Figure scripts
==================================================
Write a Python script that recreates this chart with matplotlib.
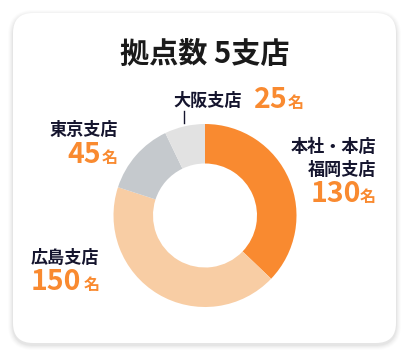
import matplotlib.pyplot as plt
from matplotlib.patches import FancyBboxPatch

plt.rcParams['font.family'] = ['Noto Sans CJK JP', 'DejaVu Sans']

# data
branches = ["本社・本店\n福岡支店", "広島支店", "東京支店", "大阪支店"]
staff = [130, 150, 45, 25]
colors = ["#F98A30", "#F8CDA4", "#C5C9CD", "#E2E2E2"]
title = "拠点数 5支店"

W, H = 410, 356
navy = "#15152E"
orange = "#F98A30"

fig = plt.figure(figsize=(W / 100, H / 100), dpi=100)
fig.patch.set_facecolor("white")
ax = fig.add_axes([0, 0, 1, 1])


def py(y):
    # pixel y (from top) -> data y
    return H - y


# card with soft shadow
for i, a in enumerate([0.012, 0.015, 0.02, 0.025, 0.03]):
    pad = 10 - i * 2
    ax.add_patch(FancyBboxPatch((13 - pad / 2, py(343) - pad / 2 - 2), 383 + pad, 330 + pad,
                                boxstyle="round,pad=0,rounding_size=%d" % (20 + pad / 2),
                                fc="black", ec="none", alpha=a, zorder=0))
ax.add_patch(FancyBboxPatch((13, py(343)), 383, 330,
                            boxstyle="round,pad=0,rounding_size=20",
                            fc="white", ec="none", zorder=1))

# donut
ax.pie(staff, colors=colors, startangle=90, counterclock=False,
       center=(205, py(215.5)), radius=91.5,
       wedgeprops=dict(width=39.5, edgecolor="none", zorder=2))

ax.set_xlim(0, W)
ax.set_ylim(0, H)
ax.set_aspect("auto")
ax.set_axis_off()

# title
ax.text(205, py(53.7), title, ha="center", va="center", fontsize=21,
        fontweight="bold", color="#1A1A1A")

lab = dict(fontsize=12.3, fontweight="bold", color=navy, va="center")
num = dict(fontsize=20.5, fontweight="bold", color=orange, va="baseline")
mei = dict(fontsize=11.5, fontweight="bold", color=orange, va="baseline")

# 大阪支店
ax.text(173, py(101), branches[3], ha="left", **lab)
ax.text(288, py(108), str(staff[3]), ha="right", **num)
ax.text(304, py(108), "名", ha="right", **mei)
ax.plot([184, 184], [py(111), py(123)], color=navy, lw=1, zorder=3)

# 東京支店
ax.text(118, py(130), branches[2], ha="right", **lab)
ax.text(101, py(163), str(staff[2]), ha="right", **num)
ax.text(118, py(163), "名", ha="right", **mei)

# 本社・本店 / 福岡支店
line1, line2 = branches[0].split("\n")
ax.text(376, py(147), line1, ha="right", **lab)
ax.text(376, py(169.5), line2, ha="right", **lab)
ax.text(361, py(202), str(staff[0]), ha="right", **num)
ax.text(376, py(202), "名", ha="right", **mei)

# 広島支店
ax.text(31, py(257.5), branches[1], ha="left", **lab)
ax.text(31, py(290), str(staff[1]), ha="left", **num)
ax.text(100, py(290), "名", ha="right", **mei)

fig.savefig("out.png", dpi=100, facecolor=fig.get_facecolor())
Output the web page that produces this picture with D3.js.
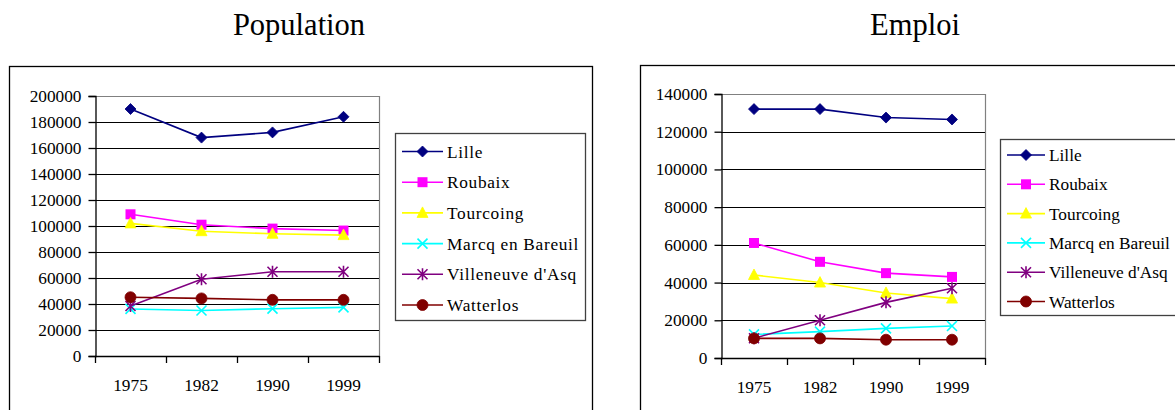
==================================================
Requirements
Search the data for the string "this". List each line that has it.

Response to the exercise
Write a Python script that recreates this chart with matplotlib.
Output the web page that produces this picture with D3.js.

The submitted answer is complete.